▶ _Data extract_
● ● ● ●
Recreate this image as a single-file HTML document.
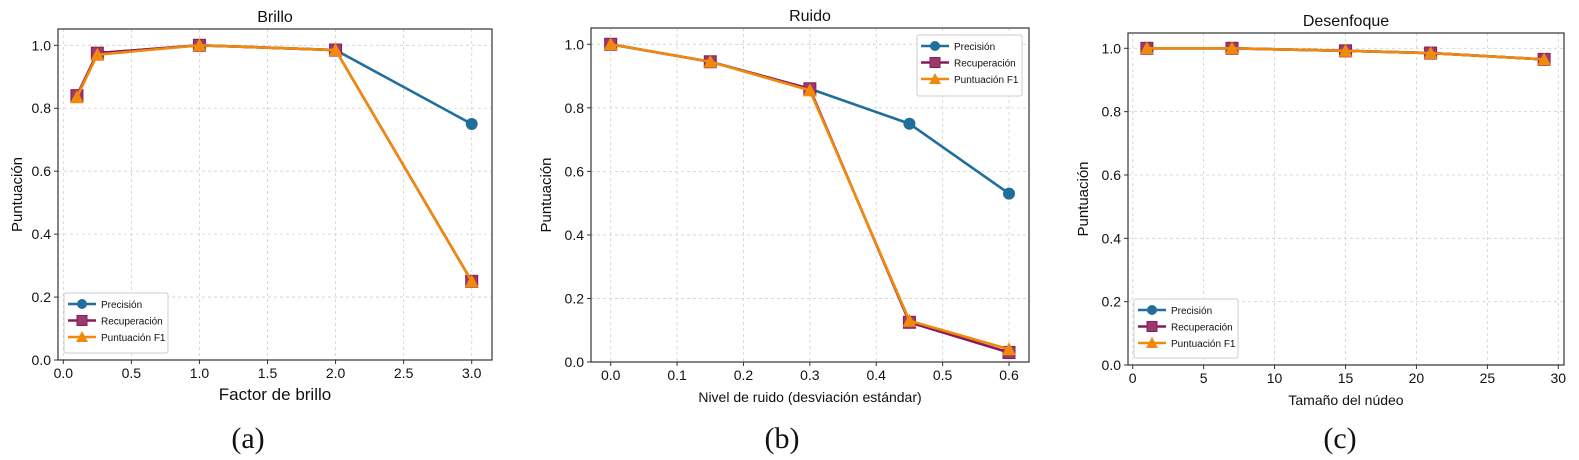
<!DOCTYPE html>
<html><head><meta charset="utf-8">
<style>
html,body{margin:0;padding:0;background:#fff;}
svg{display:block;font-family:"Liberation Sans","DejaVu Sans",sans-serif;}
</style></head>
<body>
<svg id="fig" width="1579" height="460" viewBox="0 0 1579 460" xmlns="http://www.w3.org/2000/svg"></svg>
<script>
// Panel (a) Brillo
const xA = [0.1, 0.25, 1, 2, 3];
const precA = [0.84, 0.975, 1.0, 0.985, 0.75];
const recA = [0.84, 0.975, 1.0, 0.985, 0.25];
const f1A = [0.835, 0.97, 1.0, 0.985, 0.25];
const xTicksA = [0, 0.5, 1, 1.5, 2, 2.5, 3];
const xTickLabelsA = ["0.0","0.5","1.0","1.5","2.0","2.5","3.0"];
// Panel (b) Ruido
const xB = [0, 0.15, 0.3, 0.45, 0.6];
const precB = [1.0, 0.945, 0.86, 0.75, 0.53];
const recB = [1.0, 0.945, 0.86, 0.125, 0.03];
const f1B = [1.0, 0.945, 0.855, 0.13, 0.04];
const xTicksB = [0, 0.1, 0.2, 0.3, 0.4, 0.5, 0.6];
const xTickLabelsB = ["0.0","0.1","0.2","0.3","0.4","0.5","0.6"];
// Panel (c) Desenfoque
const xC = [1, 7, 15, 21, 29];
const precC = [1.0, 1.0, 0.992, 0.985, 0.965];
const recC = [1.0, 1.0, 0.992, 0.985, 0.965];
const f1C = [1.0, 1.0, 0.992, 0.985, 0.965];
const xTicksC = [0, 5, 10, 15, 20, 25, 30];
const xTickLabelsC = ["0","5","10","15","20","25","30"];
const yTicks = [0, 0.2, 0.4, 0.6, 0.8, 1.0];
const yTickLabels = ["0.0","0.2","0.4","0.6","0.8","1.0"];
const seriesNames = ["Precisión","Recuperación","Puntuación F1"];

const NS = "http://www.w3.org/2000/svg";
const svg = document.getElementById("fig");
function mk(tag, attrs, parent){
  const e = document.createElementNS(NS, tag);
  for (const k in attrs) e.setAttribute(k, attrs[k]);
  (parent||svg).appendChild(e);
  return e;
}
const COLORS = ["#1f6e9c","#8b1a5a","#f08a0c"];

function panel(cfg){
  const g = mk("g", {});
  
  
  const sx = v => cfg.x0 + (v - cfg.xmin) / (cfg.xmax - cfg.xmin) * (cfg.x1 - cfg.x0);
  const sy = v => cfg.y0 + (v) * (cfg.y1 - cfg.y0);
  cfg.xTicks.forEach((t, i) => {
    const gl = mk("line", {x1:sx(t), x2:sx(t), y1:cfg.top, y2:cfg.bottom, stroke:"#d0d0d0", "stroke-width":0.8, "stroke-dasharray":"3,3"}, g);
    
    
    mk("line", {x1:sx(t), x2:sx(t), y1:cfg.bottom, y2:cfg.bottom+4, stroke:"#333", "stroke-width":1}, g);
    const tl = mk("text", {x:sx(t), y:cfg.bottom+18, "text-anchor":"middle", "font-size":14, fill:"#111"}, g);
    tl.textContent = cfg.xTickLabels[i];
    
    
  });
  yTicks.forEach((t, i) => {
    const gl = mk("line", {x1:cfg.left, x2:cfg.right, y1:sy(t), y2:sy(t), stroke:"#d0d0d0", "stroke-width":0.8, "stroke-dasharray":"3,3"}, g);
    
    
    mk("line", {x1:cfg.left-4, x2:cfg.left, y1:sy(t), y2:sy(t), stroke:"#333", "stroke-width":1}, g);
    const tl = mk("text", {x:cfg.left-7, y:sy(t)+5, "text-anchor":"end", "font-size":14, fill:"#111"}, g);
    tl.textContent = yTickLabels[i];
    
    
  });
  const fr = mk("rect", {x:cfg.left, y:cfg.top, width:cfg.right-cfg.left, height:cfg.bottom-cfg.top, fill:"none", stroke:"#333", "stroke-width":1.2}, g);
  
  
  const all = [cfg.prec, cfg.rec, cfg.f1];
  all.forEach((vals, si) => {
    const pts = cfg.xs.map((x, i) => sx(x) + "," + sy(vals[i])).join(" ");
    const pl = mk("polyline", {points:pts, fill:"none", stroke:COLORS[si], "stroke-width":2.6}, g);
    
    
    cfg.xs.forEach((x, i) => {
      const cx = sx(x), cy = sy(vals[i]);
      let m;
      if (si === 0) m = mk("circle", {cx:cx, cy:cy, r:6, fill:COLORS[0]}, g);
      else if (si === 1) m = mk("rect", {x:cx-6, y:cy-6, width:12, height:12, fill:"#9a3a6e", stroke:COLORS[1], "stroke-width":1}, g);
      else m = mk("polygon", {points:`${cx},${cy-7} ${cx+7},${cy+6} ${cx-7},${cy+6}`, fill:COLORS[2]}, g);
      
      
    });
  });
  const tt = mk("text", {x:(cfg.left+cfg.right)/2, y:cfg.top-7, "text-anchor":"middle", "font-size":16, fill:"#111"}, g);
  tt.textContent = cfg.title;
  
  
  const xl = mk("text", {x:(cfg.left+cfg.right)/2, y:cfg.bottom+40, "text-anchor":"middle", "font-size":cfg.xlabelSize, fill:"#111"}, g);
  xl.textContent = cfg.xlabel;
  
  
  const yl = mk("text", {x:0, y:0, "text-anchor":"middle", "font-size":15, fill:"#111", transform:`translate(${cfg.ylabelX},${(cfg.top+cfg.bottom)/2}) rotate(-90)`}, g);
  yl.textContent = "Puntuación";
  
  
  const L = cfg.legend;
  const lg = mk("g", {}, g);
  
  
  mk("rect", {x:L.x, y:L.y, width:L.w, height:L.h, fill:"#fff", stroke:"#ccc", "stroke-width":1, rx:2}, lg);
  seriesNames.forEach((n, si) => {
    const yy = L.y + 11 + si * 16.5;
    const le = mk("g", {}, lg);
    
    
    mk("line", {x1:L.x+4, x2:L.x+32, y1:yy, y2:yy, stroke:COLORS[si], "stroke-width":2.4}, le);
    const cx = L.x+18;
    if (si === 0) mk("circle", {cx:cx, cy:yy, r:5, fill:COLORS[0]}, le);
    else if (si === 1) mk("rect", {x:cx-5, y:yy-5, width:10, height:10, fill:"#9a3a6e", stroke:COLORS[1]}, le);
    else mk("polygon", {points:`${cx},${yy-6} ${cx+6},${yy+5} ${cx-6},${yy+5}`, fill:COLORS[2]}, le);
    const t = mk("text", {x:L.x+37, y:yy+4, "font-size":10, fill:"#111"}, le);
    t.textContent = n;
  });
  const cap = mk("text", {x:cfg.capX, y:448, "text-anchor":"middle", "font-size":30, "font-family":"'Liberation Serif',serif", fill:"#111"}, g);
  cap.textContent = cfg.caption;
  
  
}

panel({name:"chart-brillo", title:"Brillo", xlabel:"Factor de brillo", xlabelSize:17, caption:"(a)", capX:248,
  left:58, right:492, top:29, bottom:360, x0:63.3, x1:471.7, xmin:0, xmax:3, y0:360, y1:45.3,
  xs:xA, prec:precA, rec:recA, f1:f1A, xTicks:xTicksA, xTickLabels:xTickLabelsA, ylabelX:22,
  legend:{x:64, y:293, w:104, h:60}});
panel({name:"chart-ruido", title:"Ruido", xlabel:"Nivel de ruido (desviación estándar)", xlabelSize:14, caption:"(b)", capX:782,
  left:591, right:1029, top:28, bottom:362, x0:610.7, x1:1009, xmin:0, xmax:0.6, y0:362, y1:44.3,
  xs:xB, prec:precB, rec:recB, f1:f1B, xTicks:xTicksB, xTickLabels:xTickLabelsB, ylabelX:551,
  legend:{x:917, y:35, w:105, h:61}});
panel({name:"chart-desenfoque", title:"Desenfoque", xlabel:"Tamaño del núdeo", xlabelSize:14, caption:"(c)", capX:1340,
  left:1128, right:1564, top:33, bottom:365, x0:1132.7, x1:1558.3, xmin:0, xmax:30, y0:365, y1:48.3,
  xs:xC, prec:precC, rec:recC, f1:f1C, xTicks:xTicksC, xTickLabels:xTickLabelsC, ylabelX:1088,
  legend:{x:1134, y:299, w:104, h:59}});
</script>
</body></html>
● ● ● ●
▶ _What is being asked_
Search the listing above for the string "document". Copy every line that contains it.

▶ _The solution_
Recreate this image as a single-file HTML document.
const svg = document.getElementById("fig");
  const e = document.createElementNS(NS, tag);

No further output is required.